Jay Park, Chief Development Officer for Digital Edge commented, “The results we’re seeing in Manila are truly phenomenal, particularly for a data centre in this kind of climate. While it’s still early days and we need to see how the facility performs as we install more customers and increase the load, it is encouraging to see such great performance from day one. I genuinely believe that by continuing to adopt innovative new technologies and processes we will be able to achieve our ambition to build the most efficient and sustainable data centres in the world.”

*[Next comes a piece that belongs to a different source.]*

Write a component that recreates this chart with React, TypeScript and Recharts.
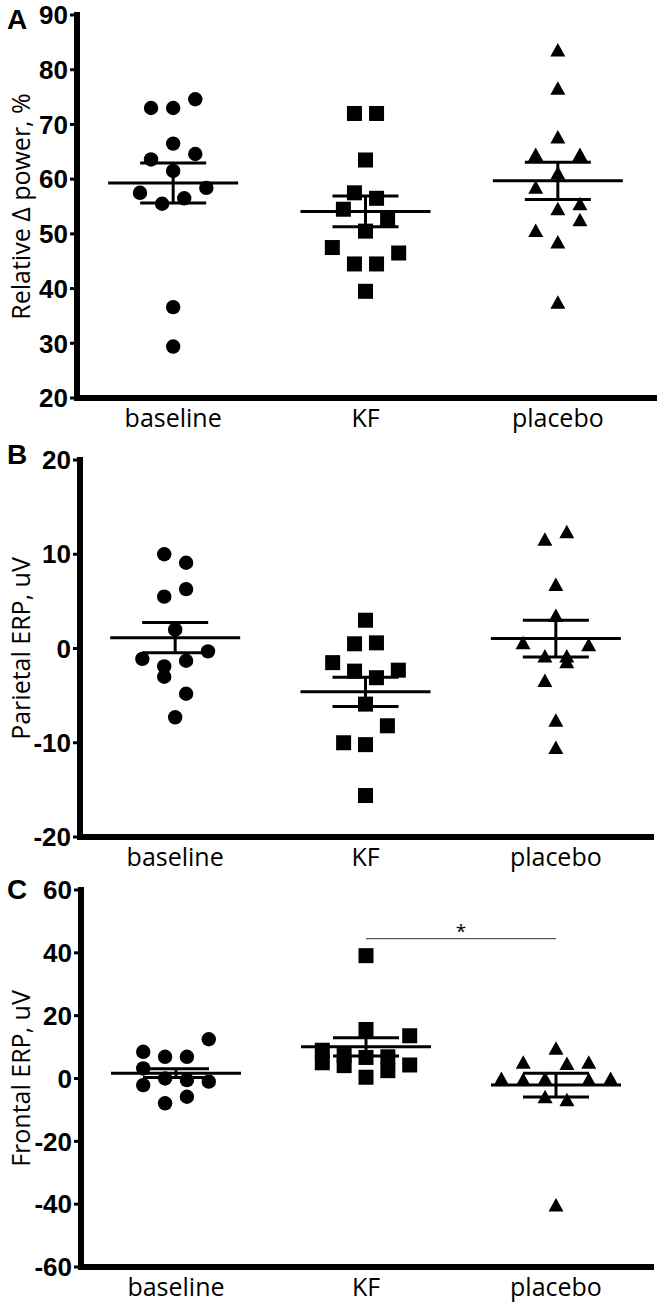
import React from 'react'
import { ScatterChart, Scatter, XAxis, YAxis, ErrorBar, ReferenceLine, ReferenceDot } from 'recharts'

const categories = ['baseline', 'KF', 'placebo']

// A: relative delta power, %
const powerBaseline = [73, 73, 74.6, 66.5, 63.6, 64.6, 61.5, 57.5, 58.4, 55.5, 56.5, 36.6, 29.4]
const powerBaselineCol = [-2, 0, 2, 0, -2, 2, 0, -3, 3, -1, 1, 0, 0]
const powerKF = [72, 72, 63.5, 57.5, 56.5, 54.5, 52.5, 50.5, 47.5, 46.5, 44.5, 44.5, 39.5]
const powerKFCol = [-1, 1, 0, -1, 1, -2, 2, 0, -3, 3, -1, 1, 0]
const powerPlacebo = [83.6, 76.6, 67.7, 64.5, 64.5, 61.1, 58.5, 55.5, 54.6, 52.6, 50.6, 48.5, 37.5]
const powerPlaceboCol = [0, 0, 0, -2, 2, 0, -2, 2, 0, 2, -2, 0, 0]
const powerMean = [59.3, 54.1, 59.7]
const powerSem = [3.65, 2.8, 3.4]
const powerTicks = [20, 30, 40, 50, 60, 70, 80, 90]

// B: parietal ERP, uV
const parietalBaseline = [10.0, 9.1, 6.3, 5.5, 2.0, -0.3, -1.1, -1.3, -1.9, -3.0, -4.8, -7.3]
const parietalBaselineCol = [-1, 1, 1, -1, 0, 3, -3, 1, -1, -1, 1, 0]
const parietalKF = [3.0, 0.5, 0.6, -1.5, -2.4, -2.3, -3.1, -5.9, -8.2, -10.0, -10.2, -15.6]
const parietalKFCol = [0, -1, 1, -3, -1, 3, 1, 0, 2, -2, 0, 0]
const parietalPlacebo = [12.4, 11.6, 6.8, 3.5, 0.6, 0.4, -0.8, -0.8, -1.4, -3.4, -7.6, -10.5]
const parietalPlaceboCol = [1, -1, 0, 0, -3, 3, -1, 1, 1, -1, 0, 0]
const parietalMean = [1.15, -4.6, 1.05]
const parietalSem = [1.6, 1.55, 1.95]
const parietalTicks = [-20, -10, 0, 10, 20]

// C: frontal ERP, uV
const frontalBaseline = [12.5, 8.5, 6.9, 6.9, 3.2, 0.0, -0.5, -1.0, -2.1, -5.8, -7.9]
const frontalBaselineCol = [3, -3, -1, 1, -3, -1, 1, 3, -3, 1, -1]
const frontalKF = [39.1, 15.6, 13.6, 9, 7.3, 6.9, 6.7, 5, 4.3, 4.1, 2.5, 0.4]
const frontalKFCol = [0, 0, 4, -4, -2, 2, 0, -4, 4, -2, 2, 0]
const frontalPlacebo = [9.6, 5.2, 4.8, 5.2, 0.0, -0.3, 0.0, -0.3, 0.0, -5.8, -6.8, -40.3]
const frontalPlaceboCol = [0, -3, 1, 3, -5, -3, -1, 3, 5, -1, 1, 0]
const frontalMean = [1.7, 10.1, -2.1]
const frontalSem = [1.4, 2.9, 3.8]
const frontalTicks = [-60, -40, -20, 0, 20, 40, 60]
const frontalSigLevel = 44.5

const SLOT = 0.0575 // width of one scatter column, in category units

const Dot = (p: any) => <circle cx={p.cx} cy={p.cy} r={7.2} fill="#000" />
const Square = (p: any) => <rect x={p.cx - 7.5} y={p.cy - 7.5} width={15} height={15} fill="#000" />
const Tri = (p: any) => (
  <polygon points={`${p.cx},${p.cy - 7} ${p.cx + 7.5},${p.cy + 6.5} ${p.cx - 7.5},${p.cy + 6.5}`} fill="#000" />
)
const MeanLine = (p: any) => (
  <line x1={p.cx - 65} x2={p.cx + 65} y1={p.cy} y2={p.cy} stroke="#000" strokeWidth={3} />
)
const shapes = [Dot, Square, Tri]

interface PanelProps {
  letter: string
  yLabel: string
  domain: [number, number]
  ticks: number[]
  groups: number[][]
  cols: number[][]
  means: number[]
  sems: number[]
  top: number
  height: number
  marginTop: number
  axisWidth: number
  rightPad: number
  xAxisHeight: number
  letterTop: number
  children?: React.ReactNode
}

function Panel({
  letter, yLabel, domain, ticks, groups, cols, means, sems,
  top, height, marginTop, axisWidth, rightPad, xAxisHeight, letterTop, children
}: PanelProps) {
  const summary = means.map((m, i) => ({ x: i + 0.5, y: m, err: sems[i] }))

  return (
    <div style={{ position: 'absolute', left: 0, top, width: 662, height }}>
      <div
        style={{
          position: 'absolute', left: 7, top: letterTop, fontFamily: 'Liberation Sans',
          fontWeight: 700, fontSize: 28, lineHeight: 1, color: '#000'
        }}
      >
        {letter}
      </div>
      <ScatterChart
        width={662}
        height={height}
        margin={{ top: marginTop, right: rightPad, bottom: 0, left: 0 }}
      >
        <XAxis
          type="number"
          dataKey="x"
          domain={[0, 3]}
          ticks={[0.5, 1.5, 2.5]}
          interval={0}
          height={xAxisHeight}
          tickFormatter={(v: number) => categories[Math.floor(v)]}
          axisLine={{ stroke: '#000', strokeWidth: 6, strokeLinecap: 'square' }}
          tickLine={false}
          tickSize={6}
          tickMargin={5}
          tick={{ fill: '#000', fontSize: 25, fontFamily: 'Open Sans' }}
        />
        <YAxis
          type="number"
          dataKey="y"
          domain={domain}
          ticks={ticks}
          interval={0}
          width={axisWidth}
          axisLine={{ stroke: '#000', strokeWidth: 6, strokeLinecap: 'square' }}
          tickLine={{ stroke: '#000', strokeWidth: 3 }}
          tickSize={7}
          tickMargin={2}
          tick={{ fill: '#000', fontSize: 26, fontWeight: 700, fontFamily: 'Liberation Sans' }}
          label={{
            content: (props: any) => {
              const vb = props.viewBox
              const cy = vb.y + vb.height / 2
              return (
                <text
                  x={30}
                  y={cy}
                  transform={`rotate(-90 30 ${cy})`}
                  textAnchor="middle"
                  fontSize={25}
                  fontFamily="Open Sans"
                  fill="#000"
                >
                  {yLabel}
                </text>
              )
            }
          }}
        />
        {groups.map((vals, i) => (
          <Scatter
            key={categories[i]}
            data={vals.map((v, k) => ({ x: i + 0.5 + cols[i][k] * SLOT, y: v }))}
            shape={shapes[i]}
            isAnimationActive={false}
          />
        ))}
        <Scatter data={summary} shape={MeanLine} isAnimationActive={false}>
          <ErrorBar dataKey="err" direction="y" width={33} stroke="#000" strokeWidth={3} />
        </Scatter>
        {children}
      </ScatterChart>
    </div>
  )
}

export default function App() {
  return (
    <div style={{ position: 'absolute', left: 0, top: 0, width: 662, height: 1308, background: '#fff' }}>
      <Panel
        letter="A"
        yLabel="Relative Δ power, %"
        domain={[20, 90]}
        ticks={powerTicks}
        groups={[powerBaseline, powerKF, powerPlacebo]}
        cols={[powerBaselineCol, powerKFCol, powerPlaceboCol]}
        means={powerMean}
        sems={powerSem}
        top={0}
        height={440}
        marginTop={15}
        axisWidth={77}
        rightPad={8}
        xAxisHeight={42}
        letterTop={6}
      />
      <Panel
        letter="B"
        yLabel="Parietal ERP, uV"
        domain={[-20, 20]}
        ticks={parietalTicks}
        groups={[parietalBaseline, parietalKF, parietalPlacebo]}
        cols={[parietalBaselineCol, parietalKFCol, parietalPlaceboCol]}
        means={parietalMean}
        sems={parietalSem}
        top={440}
        height={440}
        marginTop={20}
        axisWidth={80}
        rightPad={11}
        xAxisHeight={43}
        letterTop={1}
      />
      <Panel
        letter="C"
        yLabel="Frontal ERP, uV"
        domain={[-60, 60]}
        ticks={frontalTicks}
        groups={[frontalBaseline, frontalKF, frontalPlacebo]}
        cols={[frontalBaselineCol, frontalKFCol, frontalPlaceboCol]}
        means={frontalMean}
        sems={frontalSem}
        top={870}
        height={438}
        marginTop={20}
        axisWidth={81}
        rightPad={11}
        xAxisHeight={41}
        letterTop={6}
      >
        <ReferenceLine
          segment={[{ x: 1.5, y: frontalSigLevel }, { x: 2.5, y: frontalSigLevel }]}
          stroke="#333"
          strokeWidth={1}
        />
        <ReferenceDot
          x={2}
          y={frontalSigLevel}
          r={0}
          fill="none"
          stroke="none"
          label={{ value: '*', position: 'top', offset: 1, fontSize: 19, fontFamily: 'Open Sans', fill: '#000' }}
        />
      </Panel>
    </div>
  )
}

The theme of the report is ‘Future Possible’ and emphasises the importance of building the digital infrastructure of the future in a way that is both sustainable and responsible. Other key highlights from the report include:
- Digital Edge continues to champion green building standards across its new build facilities, with both NARRA1 in the Philippines and EDGE2 in Indonesia on track to achieve LEED Gold Certification. The company has set a target of ensuring all new builds achieve at least LEED Silver Certification.
- Two facilities across the platform are now sourcing 50% of their power from renewable sources. These are the EDGE1 data centre in Jakarta (operated by EDGE DC) and PEK1 in Beijing (operated by Digital Edge’s partner Chuanjun Information Technology (Shanghai) Co., Ltd), powered by geothermal and hydroelectricity respectively.
- In line with the company’s commitment to health and safety, Digital Edge reached more than 2.5 million safe work hours without lost time injury in 2022. The Total Recordable Incident Rate (TRIR) and Lost Time Injury Rate (LTIR) across its construction sites was 0.1 against a construction industry average of 2.5 in 2021.
- In 2022 the company achieved 100% uptime across its operational data centres and all sites are on track to achieve triple certification in ISO 45001 (occupational health and safety), 14001 (environmental management) and ISO 27001 (information security and data privacy) by July 2023.
Commenting on the report, Samuel Lee, Chief Executive Officer at Digital Edge, said, “ESG has been engrained in our company’s values since day one and I am pleased to share the meaningful steps we have taken on the journey so far. We continue to strive to ‘future-proof’ both our infrastructure and our industry; while our company may only be three years old, the investments we are making in ESG ensure we can continue to live up to our values – and meet our customers’ needs – for decades to come”.